Listen to the fine tremolo Bechet brings out of his instrument. Like all great jazz musicians, Bechet can bring everything about a song, from the sound of his instrument to the melody itself, to the very edge, where it appears as if it might just break off, without losing control. You may not notice how sure-footed some people are until you see them prance nimbly around a cliff. Here Bechet is in command throughout the piece, which is practically all clarinet solo. Richard Hadlock recalls some musical advice Bechet gave him regarding how to produce a tone:

“I’m going to give you one note today,” he once told me. “See how many ways you can play that note—growl it, smear it, flat it, sharp it, do anything you want to it. That’s how you express your feelings in this music. It’s like talking.” (quoted in Ted Gioa, The History of Jazz, p. 50).

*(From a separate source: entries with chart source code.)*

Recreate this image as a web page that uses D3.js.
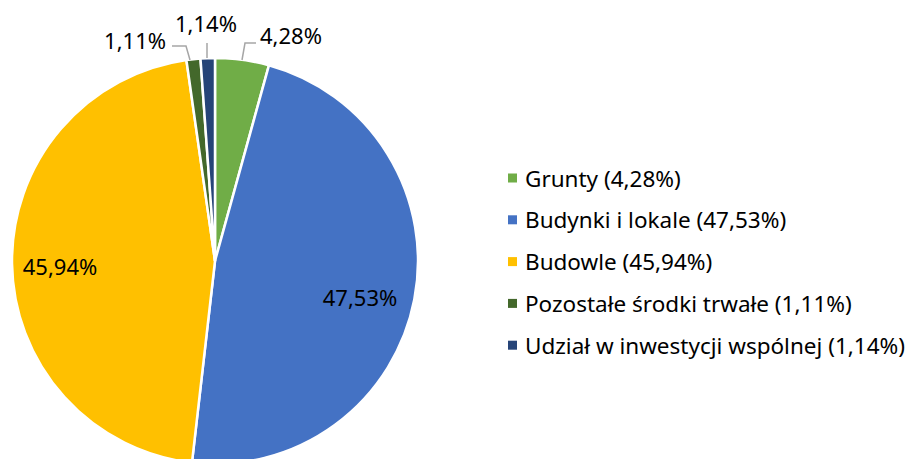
<!DOCTYPE html>
<html lang="pl">
<head>
    <meta charset="UTF-8">
    <title>Struktura aktywów trwałych</title>
    <script src="https://d3js.org/d3.v7.min.js"></script>
    <style>
        body { margin: 0; background: #fff; font-family: "Noto Sans", sans-serif; }
        svg { display: block; }
        .lbl { font-size: 22px; fill: #000; }
        .legend text { font-size: 22.5px; fill: #000; }
    </style>
</head>
<body>
    <svg width="911" height="459"></svg>
    <script>
        // data
        const categories = ["Grunty", "Budynki i lokale", "Budowle", "Pozostałe środki trwałe", "Udział w inwestycji wspólnej"];
        const shares = [4.28, 47.53, 45.94, 1.11, 1.14];
        const colors = ["#70ad47", "#4472c4", "#ffc000", "#43682b", "#264478"];

        const fmt = v => v.toFixed(2).replace(".", ",") + "%";

        const svg = d3.select("svg");
        const cx = 215, cy = 261, r = 203;

        const pie = d3.pie().sort(null).value(d => d)(shares);
        const arc = d3.arc().innerRadius(0).outerRadius(r);

        const g = svg.append("g").attr("transform", `translate(${cx},${cy})`);

        g.selectAll("path")
            .data(pie)
            .enter().append("path")
            .attr("d", arc)
            .attr("fill", (d, i) => colors[i])
            .attr("stroke", "#fff")
            .attr("stroke-width", 2.5);

        // big slices: labels inside
        const insideAt = { 1: [145, 36], 2: [-155, 5] };
        [1, 2].forEach(i => {
            g.append("text")
                .attr("class", "lbl")
                .attr("x", insideAt[i][0])
                .attr("y", insideAt[i][1])
                .attr("text-anchor", "middle")
                .attr("dominant-baseline", "central")
                .text(fmt(shares[i]));
        });

        // small slices: labels outside with leader lines
        const outside = [
            { i: 0, pts: [[27, -201], [30, -218], [41, -218]], tx: 45, ty: -226, anchor: "start" },
            { i: 4, pts: [[-8, -203], [-8, -218]], tx: -9, ty: -238, anchor: "middle" },
            { i: 3, pts: [[-25, -201], [-29, -215], [-43, -215]], tx: -49, ty: -221, anchor: "end" }
        ];
        outside.forEach(o => {
            g.append("polyline")
                .attr("points", o.pts.map(p => p.join(",")).join(" "))
                .attr("fill", "none")
                .attr("stroke", "#a6a6a6")
                .attr("stroke-width", 1.5);
            g.append("text")
                .attr("class", "lbl")
                .attr("x", o.tx)
                .attr("y", o.ty)
                .attr("text-anchor", o.anchor)
                .attr("dominant-baseline", "central")
                .text(fmt(shares[o.i]));
        });

        // legend
        const legend = svg.append("g").attr("class", "legend").attr("transform", "translate(508,178)");
        const item = legend.selectAll("g")
            .data(categories)
            .enter().append("g")
            .attr("transform", (d, i) => `translate(0,${i * 41.8})`);
        item.append("rect")
            .attr("x", 0).attr("y", -4.5)
            .attr("width", 9).attr("height", 9)
            .attr("fill", (d, i) => colors[i]);
        item.append("text")
            .attr("x", 17)
            .attr("y", 0)
            .attr("dominant-baseline", "central")
            .text((d, i) => `${d} (${fmt(shares[i])})`);
    </script>
</body>
</html>
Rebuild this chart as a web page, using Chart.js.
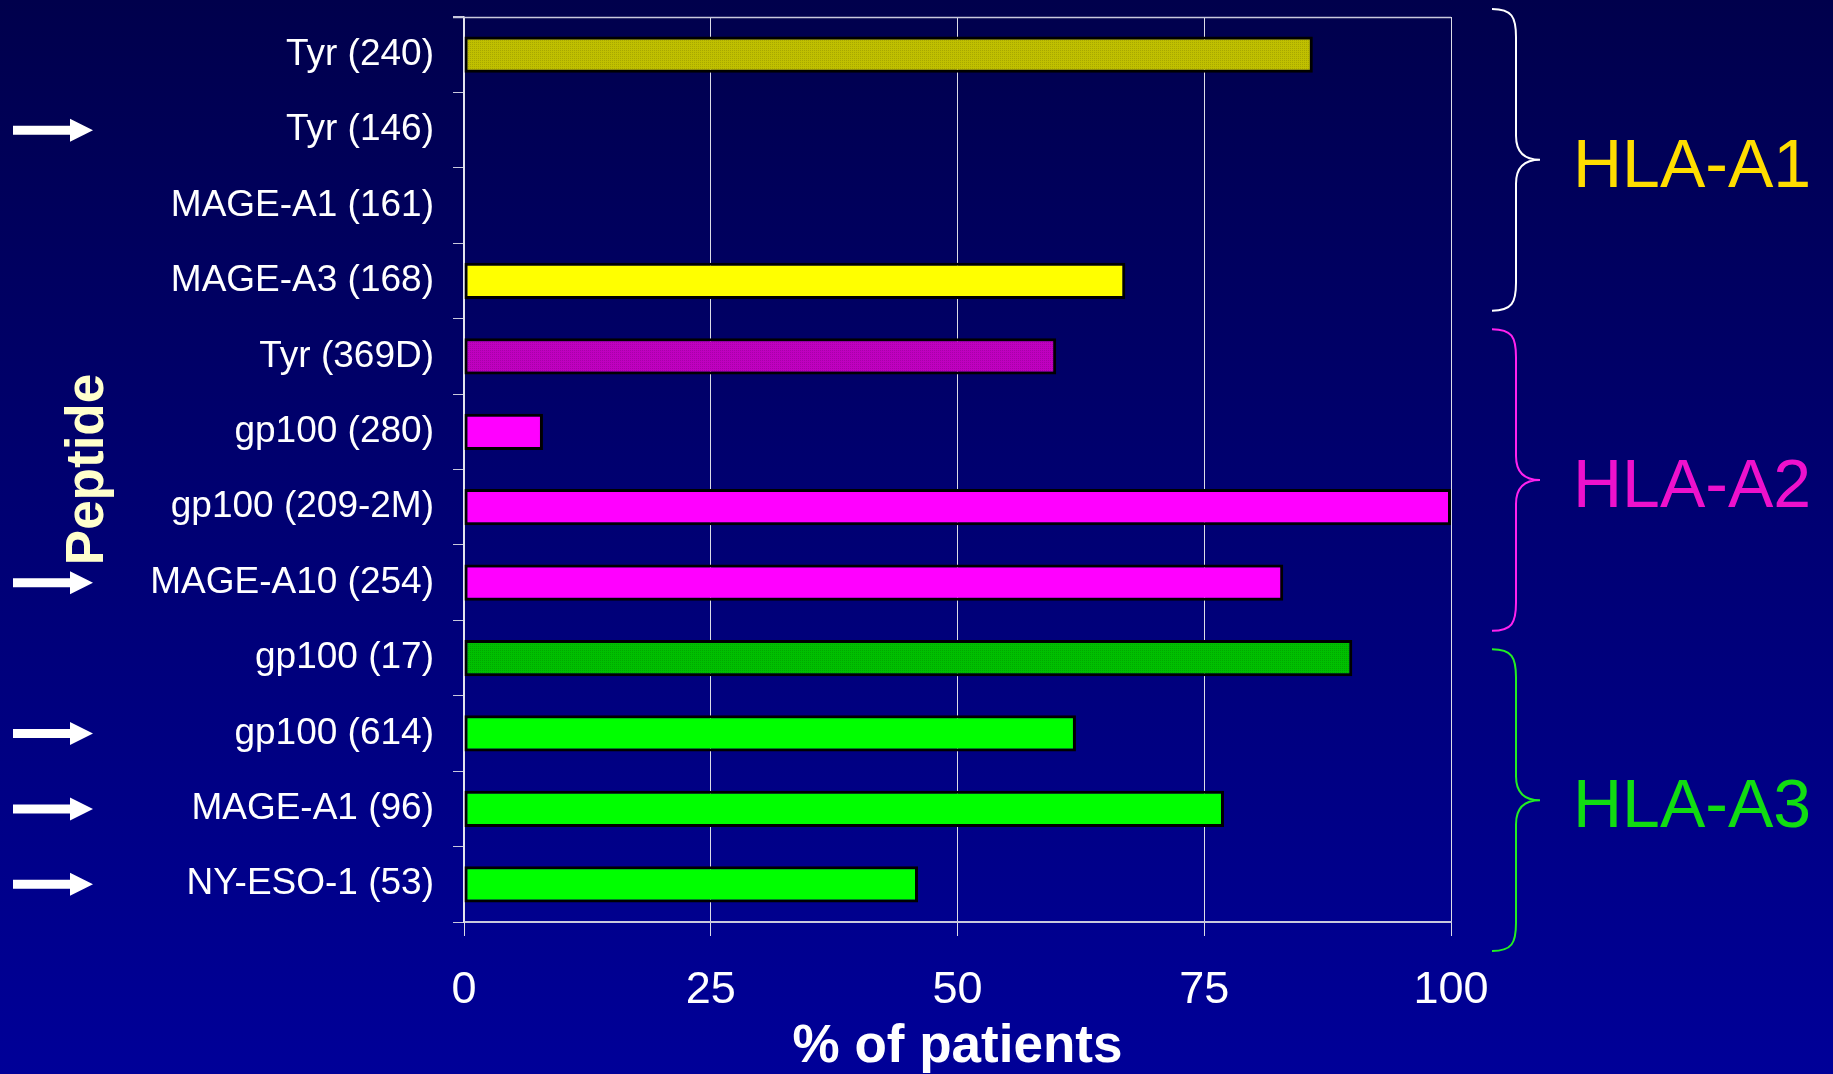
<!DOCTYPE html>
<html>
<head>
<meta charset="utf-8">
<script src="https://cdn.jsdelivr.net/npm/chart.js@4.4.1/dist/chart.umd.min.js"></script>
<style>
  html, body { margin: 0; padding: 0; }
  body { width: 1833px; height: 1074px; overflow: hidden;
         background: linear-gradient(to bottom, #00004c 0%, #000070 45%, #000098 100%); }
  #wrap { position: relative; width: 1833px; height: 1074px; }
</style>
</head>
<body>
<div id="wrap"><canvas id="myChart"></canvas></div>
<script>
// data
const peptides = ['Tyr (240)', 'Tyr (146)', 'MAGE-A1 (161)', 'MAGE-A3 (168)',
                  'Tyr (369D)', 'gp100 (280)', 'gp100 (209-2M)', 'MAGE-A10 (254)',
                  'gp100 (17)', 'gp100 (614)', 'MAGE-A1 (96)', 'NY-ESO-1 (53)'];
const patients = [86, 0, 0, 67, 60, 8, 100, 83, 90, 62, 77, 46];
const arrowed  = [false, true, false, false, false, false, false, true, false, true, true, true];
const stippled = [true, false, false, false, true, false, false, false, true, false, false, false];
const hlaGroups = ['HLA-A1', 'HLA-A2', 'HLA-A3'];
const groupSizes = [4, 4, 4];
const xTicks = [0, 25, 50, 75, 100];

// colours
const groupFill  = ['#ffff00', '#ff00ff', '#00ff00'];
const groupShade = ['#c0c000', '#c000c0', '#00c000'];
const groupDot   = ['#a8a800', '#a800a8', '#00a800'];
const braceColor = ['#ffffff', '#ff22ee', '#22ee22'];
const labelColor = ['#ffdd00', '#ee11cc', '#11dd11'];
const FONT = "'Liberation Sans', Arial, sans-serif";

function groupOf(i) {
    let acc = 0;
    for (let g = 0; g < groupSizes.length; g++) {
        acc += groupSizes[g];
        if (i < acc) return g;
    }
    return groupSizes.length - 1;
}

// little dotted fill for the darker bars
function stipple(base, dot) {
    const c = document.createElement('canvas');
    c.width = 4; c.height = 4;
    const x = c.getContext('2d');
    x.fillStyle = base;
    x.fillRect(0, 0, 4, 4);
    x.fillStyle = dot;
    x.fillRect(0, 0, 1, 1);
    x.fillRect(2, 2, 1, 1);
    x.fillRect(2, 0, 1, 1);
    x.fillRect(0, 2, 1, 1);
    return x.createPattern(c, 'repeat');
}

const barColors = patients.map((v, i) => {
    const g = groupOf(i);
    return stippled[i] ? stipple(groupShade[g], groupDot[g]) : groupFill[g];
});

// top line of the plot frame
const framePlugin = {
    id: 'frame',
    beforeDatasetsDraw(chart) {
        const { ctx, chartArea } = chart;
        ctx.save();
        ctx.strokeStyle = '#c8c8dc';
        ctx.lineWidth = 1.5;
        ctx.beginPath();
        ctx.moveTo(chartArea.left - 11, chartArea.top + 0.5);
        ctx.lineTo(chartArea.right, chartArea.top + 0.5);
        ctx.stroke();
        ctx.restore();
    }
};

// white arrows in front of some peptides
const arrowPlugin = {
    id: 'arrows',
    afterDraw(chart) {
        const { ctx } = chart;
        const y = chart.scales.y;
        ctx.save();
        ctx.fillStyle = '#ffffff';
        arrowed.forEach((on, i) => {
            if (!on) return;
            const cy = y.getPixelForValue(i);
            ctx.beginPath();
            ctx.moveTo(13, cy - 4.5);
            ctx.lineTo(70, cy - 4.5);
            ctx.lineTo(70, cy - 11.5);
            ctx.lineTo(93, cy);
            ctx.lineTo(70, cy + 11.5);
            ctx.lineTo(70, cy + 4.5);
            ctx.lineTo(13, cy + 4.5);
            ctx.closePath();
            ctx.fill();
        });
        ctx.restore();
    }
};

// braces + HLA labels on the right
const bracePlugin = {
    id: 'braces',
    afterDraw(chart) {
        const { ctx, chartArea } = chart;
        const y = chart.scales.y;
        const half = (y.getPixelForValue(1) - y.getPixelForValue(0)) / 2;
        const tipX = chartArea.right + 41;
        const stemX = chartArea.right + 65;
        const pointX = chartArea.right + 89;
        let start = 0;
        ctx.save();
        hlaGroups.forEach((name, g) => {
            const end = start + groupSizes[g] - 1;
            const shift = -8 + 18.5 * g;
            const top = y.getPixelForValue(start) - half + shift;
            const bottom = y.getPixelForValue(end) + half + shift;
            const mid = (top + bottom) / 2;
            ctx.strokeStyle = braceColor[g];
            ctx.lineWidth = 2;
            ctx.beginPath();
            ctx.moveTo(tipX, top);
            ctx.bezierCurveTo(stemX - 4, top, stemX, top + 8, stemX, top + 28);
            ctx.lineTo(stemX, mid - 24);
            ctx.bezierCurveTo(stemX, mid - 6, pointX - 14, mid, pointX, mid);
            ctx.bezierCurveTo(pointX - 14, mid, stemX, mid + 6, stemX, mid + 24);
            ctx.lineTo(stemX, bottom - 28);
            ctx.bezierCurveTo(stemX, bottom - 8, stemX - 4, bottom, tipX, bottom);
            ctx.stroke();

            ctx.fillStyle = labelColor[g];
            ctx.font = '68px ' + FONT;
            ctx.textAlign = 'left';
            ctx.textBaseline = 'middle';
            ctx.fillText(name, pointX + 33, mid + 8);
            start = end + 1;
        });
        ctx.restore();
    }
};

const data = {
    labels: peptides,
    datasets: [{
        label: '% of patients',
        data: patients,
        backgroundColor: barColors,
        borderColor: '#000000',
        borderWidth: 3,
        borderSkipped: false,
        categoryPercentage: 1,
        barPercentage: 0.48
    }]
};

const config = {
    type: 'bar',
    data,
    options: {
        indexAxis: 'y',
        responsive: true,
        maintainAspectRatio: false,
        animation: false,
        layout: { padding: { top: 17, right: 382, left: 0, bottom: 0 } },
        plugins: {
            legend: { display: false },
            tooltip: { enabled: false }
        },
        scales: {
            x: {
                type: 'linear',
                min: 0,
                max: 100,
                afterBuildTicks: (scale) => { scale.ticks = xTicks.map(v => ({ value: v })); },
                afterFit: (scale) => { scale.height = 152; },
                ticks: {
                    color: '#ffffff',
                    font: { family: FONT, size: 45 },
                    padding: 28,
                    maxRotation: 0
                },
                grid: {
                    color: '#dcdce6',
                    lineWidth: 1,
                    tickLength: 14
                },
                border: { color: '#c8c8dc', width: 2 },
                title: {
                    display: true,
                    text: '% of patients',
                    color: '#ffffff',
                    font: { family: FONT, size: 53, weight: 'bold', lineHeight: 1.0 },
                    padding: { top: 0, bottom: 0 }
                }
            },
            y: {
                afterFit: (scale) => {
                    scale.width = 464;
                    scale.paddingTop = 0;
                    scale.paddingBottom = 0;
                },
                ticks: {
                    color: '#ffffff',
                    font: { family: FONT, size: 37 },
                    padding: 19
                },
                grid: {
                    drawOnChartArea: false,
                    color: '#c8c8dc',
                    tickLength: 11,
                    offset: true
                },
                border: { color: '#e6e6f0', width: 1.5 },
                title: {
                    display: true,
                    text: 'Peptide',
                    color: '#ffffcc',
                    font: { family: FONT, size: 53, weight: 'bold' },
                    padding: { top: 57, bottom: 0 }
                }
            }
        }
    },
    plugins: [framePlugin, arrowPlugin, bracePlugin]
};

const myChart = new Chart(document.getElementById('myChart'), config);
</script>
</body>
</html>
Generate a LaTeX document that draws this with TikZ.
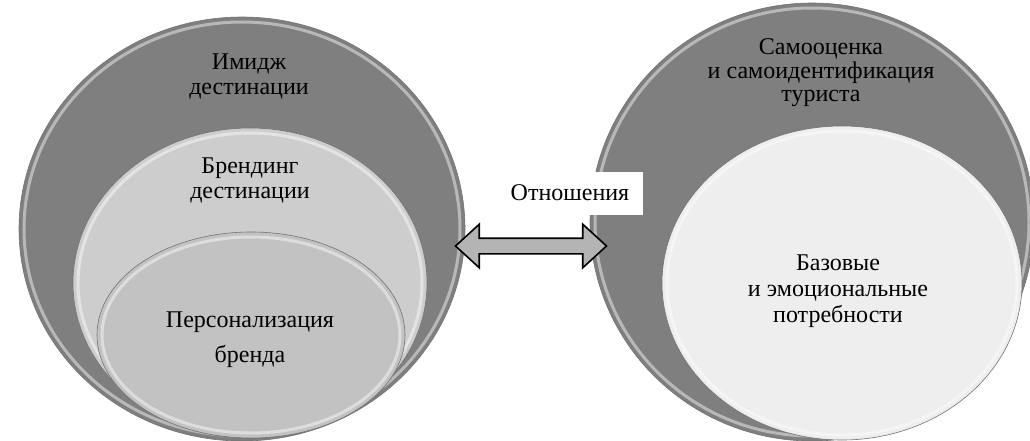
\documentclass[tikz,border=0pt]{standalone}
\usepackage{fontspec}
\setmainfont{Liberation Serif}
\usetikzlibrary{positioning, shapes.geometric, shapes.arrows}
\definecolor{outergray}{HTML}{7F7F7F}
\definecolor{midgray}{HTML}{CDCDCD}
\definecolor{innergray}{HTML}{C2C2C2}
\definecolor{palegray}{HTML}{EEEEEE}
\definecolor{arrowgray}{HTML}{B4B4B4}
\tikzset{
  every picture/.style={line width=0.8pt},
  disc/.style={ellipse, inner sep=0pt, draw=black!55, line width=0.6pt},
  rim/.style={ellipse, inner sep=0pt, draw=white, draw opacity=0.45, line width=3pt},
  lbl/.style={align=center, inner sep=0pt, font=\fontsize{24}{25}\selectfont},
  dblarrow/.style={double arrow, draw=black, line width=1.6pt, fill=arrowgray, inner xsep=0pt, inner ysep=7pt,
    minimum height=151pt, double arrow head extend=14pt, double arrow tip angle=85},
  relbox/.style={rectangle, fill=white, inner sep=0pt, minimum width=146pt, minimum height=43pt,
    font=\fontsize{24}{25}\selectfont}
}
\begin{document}
\begin{tikzpicture}[x=1pt, y=-1pt]
    \useasboundingbox (0,0) rectangle (1030,441);
    \begin{scope}
      \node [disc, fill=outergray, minimum width=446pt, minimum height=424pt] (imidzh) at (242,229) {};
      \node [rim, minimum width=436pt, minimum height=414pt] at (imidzh.center) {};
      \node [disc, fill=midgray, minimum width=354pt, minimum height=310pt] (brend) at (250,283) {};
      \node [rim, minimum width=344pt, minimum height=300pt] at (brend.center) {};
      \node [disc, fill=innergray, minimum width=308pt, minimum height=206pt] (pers) at (251,335) {};
      \node [rim, minimum width=298pt, minimum height=196pt] at (pers.center) {};

      \node [lbl] (imidzhtext) at (249,76) {Имидж\\дестинации};
      \node [lbl] (brendtext) at (250,180) {Брендинг\\дестинации};
      \node [lbl, font=\fontsize{24}{35}\selectfont] (perstext) at (250,340) {Персонализация\\бренда};
    \end{scope}
    \begin{scope}
      \node [disc, fill=outergray, minimum width=444pt, minimum height=438pt] (samo) at (812,222) {};
      \node [rim, minimum width=434pt, minimum height=428pt] at (samo.center) {};
      \node [disc, fill=palegray, minimum width=360pt, minimum height=314pt] (baza) at (842,283) {};
      \node [rim, minimum width=350pt, minimum height=304pt] at (baza.center) {};

      \node [lbl, font=\fontsize{24}{23.5}\selectfont] (samotext) at (821,73) {Самооценка\\и самоидентификация\\туриста};
      \node [lbl, font=\fontsize{24}{26}\selectfont] (bazatext) at (838,291) {Базовые\\и эмоциональные\\потребности};
    \end{scope}
    \node [relbox] (rel) at (570,193) {Отношения};
    \node [dblarrow] (relarrow) at (531,246) {};
  \end{tikzpicture}
\end{document}
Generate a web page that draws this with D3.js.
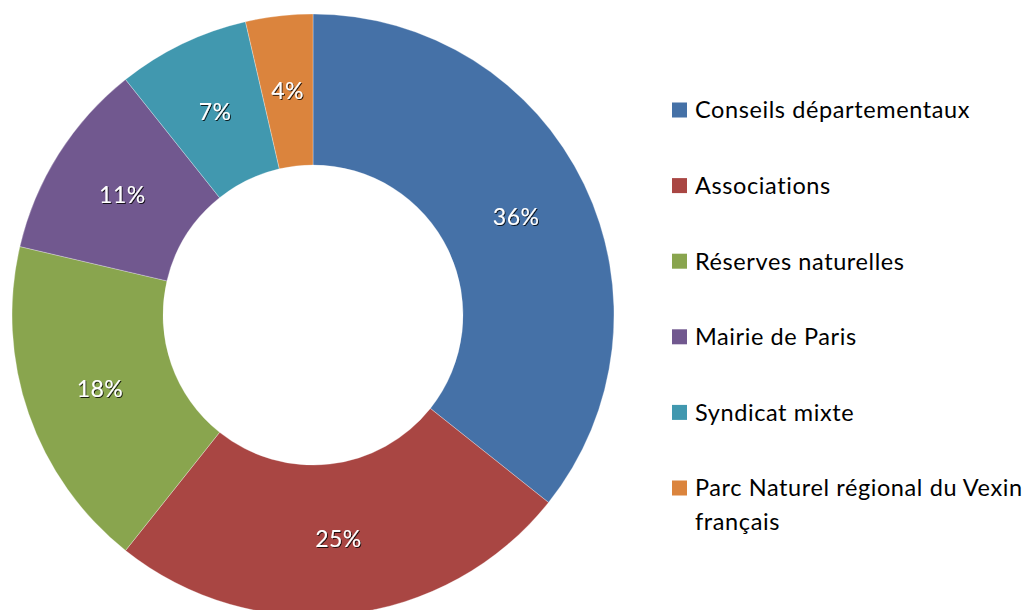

Throughout the history of jazz, vocals have been made to sound like instruments (recall Louis’s scat solo on Hotter Than That) and instruments have been made to sound like voices. There is no question of simple imitation here, but rather the instrument starts to sound as personal and emotive as a voice while retaining its own distinctive sound.

There are six blues choruses (A – F), each of 12 bars, constructed, as usual, of three sections of four bars.

Minutes/Seconds:

A: a 0 – 12
a 13 – 27
b 28 – 41

B: a 42 – 57
a 58 – 1:11
b 1:12 – 1:24

C a 1:25 – 143
a 1:44 – 1:54
b 1:55 – 2:09

D a 2:10 – 2:20
a 2:21 – 2:37
b 2:38 - 2: 53

E a 2:54 – 3:08
a 3:09 – 3:23
b 3:24 – 3:37

F a 3:38 – 3:53
a 3 :54 – 4:08
b 4:09 – 4:25


For Sidney Bechet

by Philip Larkin

That note you hold, narrowing and rising, shakes
Like New Orleans reflected on the water,
And in all ears appropriate falsehood wakes,

Building for some a legendary Quarter
Of balconies, flower-baskets and quadrilles,
Everyone making love and going shares–

Oh, play that thing! Mute glorious Storyvilles
Others may license, grouping around their chairs
Sporting-house girls like circus tigers (priced

Far above rubies) to pretend their fads,
While scholars manqués nod around unnoticed
Wrapped up in personnels like old plaids.

On me your voice falls as they say love should,
Like an enormous yes. My Crescent City
Is where your speech alone is understood,

And greeted as the natural noise of good,
Scattering long-haired grief and scored pity.